The band are on a nation-wide tour at the moment, but still found time to chat with us about some of the things that influenced their latest tracks.
Point Lonsdale



The first time we tried to write the record was a sechuan at Point Lonsdale over a weekend. It was Jan 21st 2017 because Bjorn Again were playing in Barwon Heads that night and we were going to go but pulled pin. I remember we had all started watching Rick and Morty around this time too. Not at all relevant to the album, but wanted to give you a feel for what was going on. We set up a PA and all the gear in a big room and just had a fiddle around. I reckon we got 'Seven Devils' and 'Runnin Outta Steam' and 'School' from this weekend. And 'Sober' but it used to have this huge guitar line that went bow-baneow-neow-deneneaow, instead of the weehhheehhheooww. Lonnie is a beautiful town that is just starting to get a bit modernised. It was always gonna happen, but seemed to avoid the early signs for a long while. There is an estate going up there now and fancier playgrounds. Such a great little town.


Rick and Morty
We had just started watching this when we started writing the record. As previously mentioned of no consequence.


Broken Social Scene
Weirdly now I guess Broken Social Scene were an early reference. Not that it really turned out like that.
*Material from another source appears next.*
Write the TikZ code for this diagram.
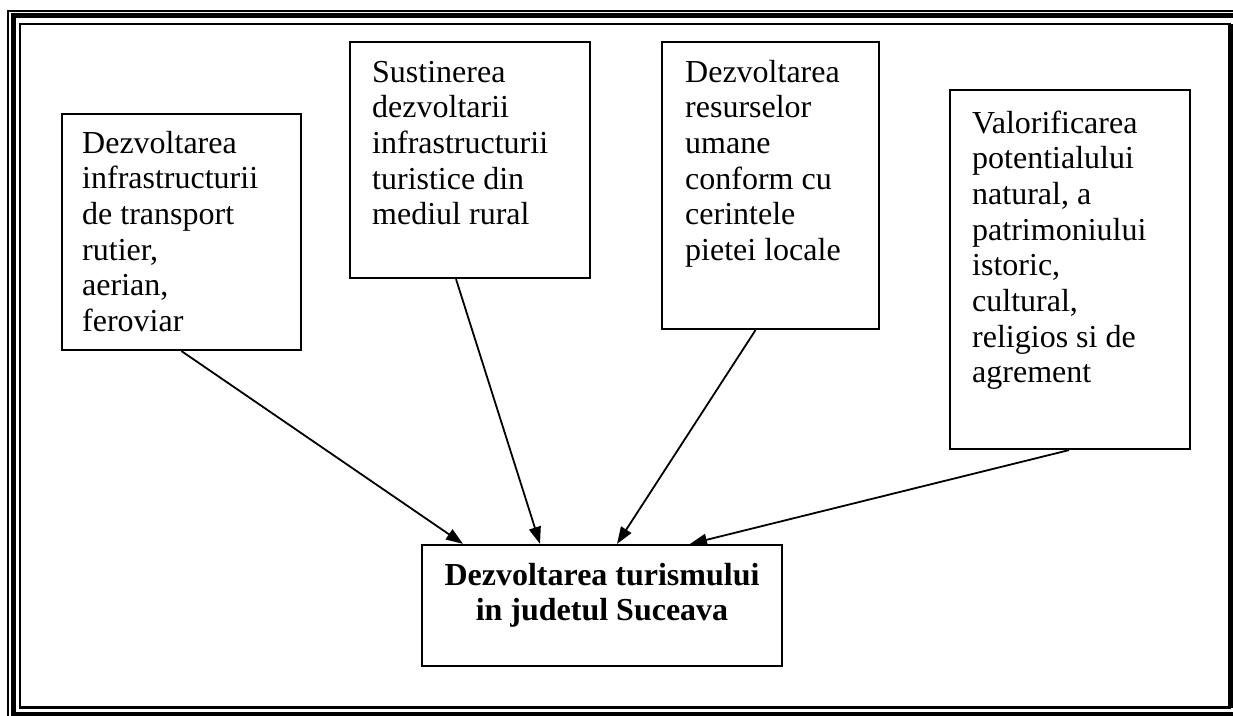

Some Arcade Fire stuff too. Yeah, we were ambitious. Broken Social Scene are a weird as pop band. That record with 'Fire Eye'd Boy' and 'Shoreline' on it. We've already started writing the next record and one of the tracks has a bit of Broken Social Scene in it so here we are again.


Goolsa



When our bass boy Goolsa came back from a year overseas it really changed the course of the album. Everything got heavier and better. He also had the idea to do a fundraiser for the album which basically made the whole thing possible. Usually we realise one day we're broke and have to do ads to pull us out of debt but not this time around. Yeah we still do ads every chance we can but now just for the love of big corporations and the attention we get.


The Long Weekend In Alice Springs by Joshua Santospirito
Incredible graphic novel about indigenous life in central Aus. Adapted from an essay by Craig San Roque of the same name. All the words from 'Flags and Stones' are from it. They both kindly let us use the words and gave us their addresses to send a vinyl to, which in this day and age is pretty reckless. We could have been anyone. We gave them our addresses as well as a show of good faith.